# MECA Hayward, CA May 1st



## atsaubrey (Jan 10, 2007)

Sound Innovations 
Location 30872 Huntwood Avenue #2, 94544 
Contact 510-471-9062 
Comments Registration & Cliniques @ 9 AM, Judging @ 11 AM 


SQ, SPL, SPL Drive-by, RTA, Install judging all being offered.


----------



## simplicityinsound (Feb 2, 2007)

a show within 30 mins of my house? OMG! i am SOOOOOOOOOOOOO there!

lol

but oh wait, its may day, maybe i should take it off to honor my communist brothers back in the homeland


----------



## ChicoOG (Nov 27, 2007)

simplicityinsound said:


> a show within 30 mins of my house? OMG! i am SOOOOOOOOOOOOO there!
> 
> lol
> 
> but oh wait, its may day, maybe i should take it off to honor my communist brothers back in the homeland


You should definitely take the day off to honor your communist brothers  

Maybe I will win something if you do 

Definitely looking forward to the event. I bought a new air freshener specifically for the occasion


----------



## ChicoOG (Nov 27, 2007)

Hey Aubrey, Do you have a flier of any type for the Hayward event? I want to invite the acurazine.com guys to participate...if not, I'll put something together with your approval.


----------



## Boostedrex (Apr 4, 2007)

I'll be there. Hate that I missed the show this past weekend down in Fresno. See you guys in a few weeks.

Zach


----------



## JBishop (Oct 8, 2009)

I will be there with bells on supporting my new speaker line Hybrid. Scott Buwalda and I talked for a while today and running Hybrid speakers in my car just fit. So it was fun running Morel but when the company doesn't do what they promise and can't even return phone calls to one of their long time supporters, well its time to go to a company that supports the competitors and will actually do what they say.


----------



## michaelsil1 (May 24, 2007)

ChicoOG said:


> I bought a new air freshener specifically for the occasion


I thought I was the only one catching crap for having a stinky car.


----------



## michaelsil1 (May 24, 2007)

JBishop said:


> I will be there with bells on supporting my new speaker line Hybrid. Scott Buwalda and I talked for a while today and running Hybrid speakers in my car just fit. So it was fun running Morel but when the company doesn't do what they promise and can't even return phone calls to one of their long time supporters, well its time to go to a company that supports the competitors and will actually do what they say.

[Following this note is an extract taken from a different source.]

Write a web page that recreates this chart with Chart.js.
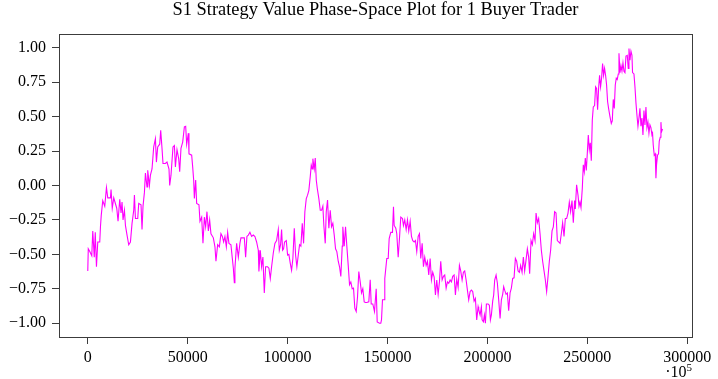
<!DOCTYPE html>
<html>
<head>
<meta charset="utf-8">
<script src="https://cdn.jsdelivr.net/npm/chart.js@4/dist/chart.umd.min.js"></script>
<style>
  html, body { margin: 0; padding: 0; background: #ffffff; }
  #wrap { width: 718px; height: 379px; position: relative; }
  canvas { display: block; }
</style>
</head>
<body>
<div id="wrap"><canvas id="c" width="718" height="379"></canvas></div>
<script>
const titleText = "S1 Strategy Value Phase-Space Plot for 1 Buyer Trader";
const xTickValues = [0, 50000, 100000, 150000, 200000, 250000, 300000];
const yTickValues = [-1.0, -0.75, -0.5, -0.25, 0.0, 0.25, 0.5, 0.75, 1.0];
const offsetLabel = "\u00b710";
const offsetExponent = "5";

const timeValues = [
  0,250,1000,2000,2500,3250,3750,4350,5000,6000,
  6350,6750,7500,8500,9350,10000,11350,11650,12250,13000,
  14500,15150,16000,16650,17150,17650,18350,18850,19650,20500,
  21350,22150,23000,23350,23850,25000,25500,26650,27150,27650,
  28350,28850,29650,30000,30850,31350,32150,33000,33850,34350,
  35000,36000,36500,37150,37650,38850,39650,40650,41000,41650,
  42650,43350,43850,44650,45500,46000,46650,47500,48350,
  49000,49500,50350,50650,52000,52500,53000,53350,54000,54500,
  55650,56150,57000,57650,58350,59000,59650,60350,61000,61650,
  62850,63650,64150,65000,65850,66650,67350,68000,68650,69350,
  70000,70650,71650,72350,72850,73350,73650,74500,75350,76150,
  76650,78350,79000,79650,80350,81150,82000,82850,83650,84500,
  85350,85650,86350,87000,87650,88350,89000,90000,90650,91350,
  92000,92850,93650,94500,95350,95850,96500,97000,97500,
  98000,98500,99350,100000,100650,101350,102000,102650,103350,104000,
  104650,105350,106000,106650,107350,108000,108650,109350,110000,110650,
  111350,111850,112350,112650,113350,113850,114350,114850,115650,116350,
  117000,117650,118150,118850,119350,120000,120650,121350,122000,122650,
  123350,124000,124650,125350,126000,126650,127350,127650,128350,129000,
  129650,130350,131000,131650,132350,133000,133650,134350,135000,135650,
  136350,137000,137650,138350,139000,139650,140650,141350,141850,142650,
  143500,144350,144850,146000,
  146650,147000,147500,148350,148650,149650,150350,150850,151650,152500,
  153000,153350,154150,154650,155350,156000,156650,157500,158000,158650,
  159350,160000,160650,161350,162000,162650,163350,164000,164650,165350,
  166000,166650,167350,168000,168650,169350,170000,170650,171350,172000,
  172650,173350,174000,174650,175350,176000,176650,177350,178000,178650,
  179350,180000,180650,181350,182000,182650,183350,184000,184650,185350,
  186000,186650,187350,188000,188650,189350,190000,190650,191350,192000,
  192650,193350,194000,194650,195350,
  195650,196350,197000,197350,198000,198500,199000,199500,200350,201000,
  201500,202000,202650,203150,203650,204350,205000,205650,206350,207000,
  207650,208150,208650,209350,210000,210650,211350,212000,212650,213350,
  214000,214650,215350,216000,216650,217350,218000,218650,219350,220000,
  220650,221150,221850,222500,223150,223850,224350,225000,225650,226350,
  227000,227650,228350,229000,229650,230350,231000,231650,232350,233000,
  233650,234350,235000,235650,236350,237000,237650,238350,239000,239650,
  240350,241000,241650,242350,243000,243650,
  244000,244650,245350,245850,246350,246850,247500,248000,248500,249000,
  249500,250000,250500,251000,251500,252000,252500,253000,253650,254150,
  254650,255150,255650,256150,256650,257150,257650,258150,258650,259150,
  259650,260150,260650,261350,262000,262500,263000,263500,264000,264500,
  265000,265500,265850,266350,266850,267350,267850,268350,268850,269350,
  270000,270500,270850,271350,271850,272350,272650,273350,273850,274350,
  274850,275350,275850,276350,276850,277350,277850,278350,278850,279350,
  279850,280350,280850,281350,281850,282350,282650,283000,283500,284000,
  284350,284650,285150,285650,286000,286500,286850,287150,287650
];

const strategyValues = [
  -0.62,-0.46,-0.48,-0.51,-0.33,-0.52,-0.34,-0.59,-0.41,-0.41,
  -0.30,-0.215,-0.11,-0.15,-0.015,-0.09,-0.09,-0.03,-0.165,-0.09,
  -0.165,-0.26,-0.10,-0.20,-0.12,-0.25,-0.18,-0.29,-0.36,-0.43,
  -0.41,-0.275,-0.18,-0.07,-0.24,-0.24,-0.13,-0.14,-0.32,-0.15,
  -0.05,0.09,-0.01,0.11,0.00,0.075,0.12,0.28,0.34,0.17,
  0.28,0.30,0.40,0.27,0.16,0.16,0.17,0.12,0.00,0.075,
  0.28,0.29,0.135,0.26,0.195,0.10,0.27,0.315,0.425,
  0.43,0.30,0.38,0.23,0.22,0.135,0.04,-0.095,0.04,-0.13,
  -0.14,-0.26,-0.23,-0.42,-0.23,-0.30,-0.19,-0.33,-0.25,-0.35,
  -0.38,-0.445,-0.55,-0.43,-0.445,-0.35,-0.37,-0.41,-0.37,-0.445,
  -0.34,-0.42,-0.43,-0.53,-0.60,-0.705,-0.60,-0.42,-0.52,-0.42,
  -0.38,-0.38,-0.52,-0.37,-0.36,-0.34,-0.37,-0.36,-0.37,-0.41,
  -0.47,-0.625,-0.47,-0.59,-0.52,-0.78,-0.59,-0.59,-0.60,-0.675,
  -0.59,-0.49,-0.42,-0.40,-0.32,-0.47,-0.43,-0.32,-0.47,
  -0.46,-0.41,-0.40,-0.505,-0.50,-0.565,-0.615,-0.53,-0.31,-0.505,
  -0.59,-0.505,-0.43,-0.44,-0.275,-0.42,-0.19,-0.095,-0.07,-0.035,
  0.065,0.147,0.12,0.195,0.12,0.20,0.04,-0.02,-0.095,-0.18,
  -0.18,-0.15,-0.29,-0.42,-0.19,-0.105,-0.31,-0.18,-0.30,-0.275,
  -0.36,-0.46,-0.48,-0.55,-0.59,-0.66,-0.44,-0.30,-0.44,-0.30,
  -0.44,-0.58,-0.72,-0.70,-0.75,-0.745,-0.89,-0.915,-0.81,-0.625,
  -0.70,-0.78,-0.75,-0.845,-0.85,-0.85,-0.845,-0.685,-0.86,-0.86,
  -0.915,-0.75,-0.99,-1.0,
  -1.0,-0.976,-0.83,-0.83,-0.675,-0.53,-0.53,-0.385,-0.34,-0.34,
  -0.155,-0.29,-0.31,-0.35,-0.52,-0.385,-0.23,-0.24,-0.29,-0.25,
  -0.32,-0.25,-0.33,-0.26,-0.37,-0.40,-0.41,-0.40,-0.48,-0.37,
  -0.35,-0.53,-0.42,-0.59,-0.52,-0.58,-0.55,-0.65,-0.53,-0.686,
  -0.63,-0.665,-0.795,-0.686,-0.79,-0.70,-0.55,-0.686,-0.66,-0.65,
  -0.745,-0.70,-0.71,-0.686,-0.70,-0.66,-0.65,-0.795,-0.68,-0.74,
  -0.58,-0.62,-0.686,-0.63,-0.62,-0.686,-0.76,-0.83,-0.77,-0.76,
  -0.77,-0.84,-0.82,-0.976,-0.88,
  -0.90,-0.94,-0.88,-0.976,-0.99,-0.94,-1.0,-0.86,-0.86,-0.87,
  -0.976,-0.94,-0.84,-0.795,-0.686,-0.65,-0.71,-0.83,-0.965,-0.83,
  -0.79,-0.735,-0.76,-0.79,-0.78,-0.91,-0.78,-0.745,-0.675,-0.67,
  -0.53,-0.55,-0.62,-0.63,-0.58,-0.63,-0.52,-0.62,-0.54,-0.46,
  -0.52,-0.64,-0.40,-0.43,-0.35,-0.40,-0.20,-0.27,-0.24,-0.35,
  -0.47,-0.55,-0.62,-0.686,-0.77,-0.66,-0.55,-0.47,-0.33,-0.30,
  -0.19,-0.20,-0.40,-0.41,-0.42,-0.35,-0.27,-0.37,-0.24,-0.24,
  -0.20,-0.12,-0.19,-0.11,-0.27,-0.11,
  -0.17,0.005,-0.07,-0.15,-0.12,-0.16,-0.02,0.15,0.10,0.20,
  0.11,0.234,0.367,0.26,0.31,0.18,0.475,0.57,0.58,0.717,
  0.705,0.55,0.705,0.80,0.717,0.78,0.886,0.80,0.85,0.80,
  0.73,0.61,0.56,0.50,0.45,0.47,0.625,0.56,0.73,0.78,
  0.77,0.81,0.96,0.82,0.87,0.83,0.89,0.83,0.82,0.94,
  0.945,0.85,0.995,0.91,0.975,0.945,0.82,0.81,0.717,0.60,
  0.51,0.43,0.49,0.56,0.43,0.49,0.367,0.545,0.44,0.57,
  0.42,0.46,0.38,0.44,0.42,0.367,0.38,0.294,0.22,0.23,
  0.053,0.15,0.22,0.23,0.32,0.35,0.46,0.39,0.41
];

const n = Math.min(timeValues.length, strategyValues.length);
const points = [];
for (let i = 0; i < n; i++) points.push({ x: timeValues[i], y: strategyValues[i] });

const SERIF = "'Liberation Serif', 'DejaVu Serif', serif";
const FRAME = '#3c3c3c';

const frameAndText = {
  id: 'frameAndText',
  afterDraw(chart) {
    const { ctx, chartArea: a } = chart;
    ctx.save();
    ctx.strokeStyle = FRAME;
    ctx.lineWidth = 1;
    ctx.strokeRect(Math.round(a.left) + 0.5, Math.round(a.top) + 0.5,
                   Math.round(a.right - a.left), Math.round(a.bottom - a.top));
    // title
    ctx.fillStyle = '#000';
    ctx.font = "18.4px " + SERIF;
    ctx.textAlign = 'center';
    ctx.textBaseline = 'alphabetic';
    ctx.fillText(titleText, (a.left + a.right) / 2, 15);
    // axis offset text
    ctx.font = "11px " + SERIF;
    const expW = ctx.measureText(offsetExponent).width;
    ctx.font = "16px " + SERIF;
    ctx.textAlign = 'right';
    ctx.fillText(offsetLabel, a.right - expW, 377);
    ctx.font = "11px " + SERIF;
    ctx.fillText(offsetExponent, a.right, 371);
    ctx.restore();
  }
};

new Chart(document.getElementById('c'), {
  type: 'line',
  data: {
    datasets: [{
      data: points,
      borderColor: '#ff00ff',
      backgroundColor: '#ff00ff',
      borderWidth: 1.1,
      pointRadius: 0,
      tension: 0,
      fill: false
    }]
  },
  options: {
    responsive: false,
    animation: false,
    devicePixelRatio: 1,
    layout: { padding: { top: 34, right: 26, left: 0, bottom: 0 } },
    plugins: { legend: { display: false }, title: { display: false }, tooltip: { enabled: false } },
    scales: {
      x: {
        type: 'linear',
        min: -14400,
        max: 302400,
        afterBuildTicks: s => { s.ticks = xTickValues.map(v => ({ value: v })); },
        afterFit: s => { s.height = 42; },
        border: { display: false },
        grid: { display: true, drawOnChartArea: false, drawTicks: true, tickLength: 7, color: FRAME, tickColor: FRAME },
        ticks: {
          color: '#000',
          font: { family: SERIF, size: 16 },
          padding: 4,
          maxRotation: 0,
          autoSkip: false,
          callback: v => String(v)
        }
      },
      y: {
        type: 'linear',
        min: -1.1,
        max: 1.1,
        afterBuildTicks: s => { s.ticks = yTickValues.map(v => ({ value: v })); },
        afterFit: s => { s.width = 59; },
        border: { display: false },
        grid: { display: true, drawOnChartArea: false, drawTicks: true, tickLength: 7, color: FRAME, tickColor: FRAME },
        ticks: {
          color: '#000',
          font: { family: SERIF, size: 16 },
          padding: 6,
          autoSkip: false,
          callback: v => (v < 0 ? '\u2212' : '') + Math.abs(v).toFixed(2)
        }
      }
    }
  },
  plugins: [frameAndText]
});
</script>
</body>
</html>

Scott will definitely go above and beyond the call of duty for you.


----------



## BigRed (Aug 12, 2007)

Nice move Jim.....now I'm gonna feel bad when I beat you  j/k Let me know if you need anything...I'm here 

You've got all the support you are gonna need Mr. Bishop


----------



## simplicityinsound (Feb 2, 2007)

yeah i plan to spread the word to other car clubs too, so yeah see if we can get a flier out 

mike, you will ALWAYS be one step behind, i am DONE with the air freshener mod! i am now onto: NEW TIRE SHINE SPRAY!!! 

mwuahhahahahaha


----------



## Boostedrex (Apr 4, 2007)

Smart move Jim. Scott B. is a stand up guy and his customer/competitor support is top notch! Looking forward to hearing your car with the new setup in Hayward.


----------



## David_Edwards (Nov 12, 2008)

cool....another competitor to rep Hybrid Audio Technologies products.....glad to see more MECA guys running our gear


----------



## atsaubrey (Jan 10, 2007)

If you havent seen this shops work, your missing out.


----------



## ntrinsik (Nov 6, 2009)

Should be there.


----------



## Boostedrex (Apr 4, 2007)

Should be? I would hope that you'll be there. This show is pretty close to where you live isn't it?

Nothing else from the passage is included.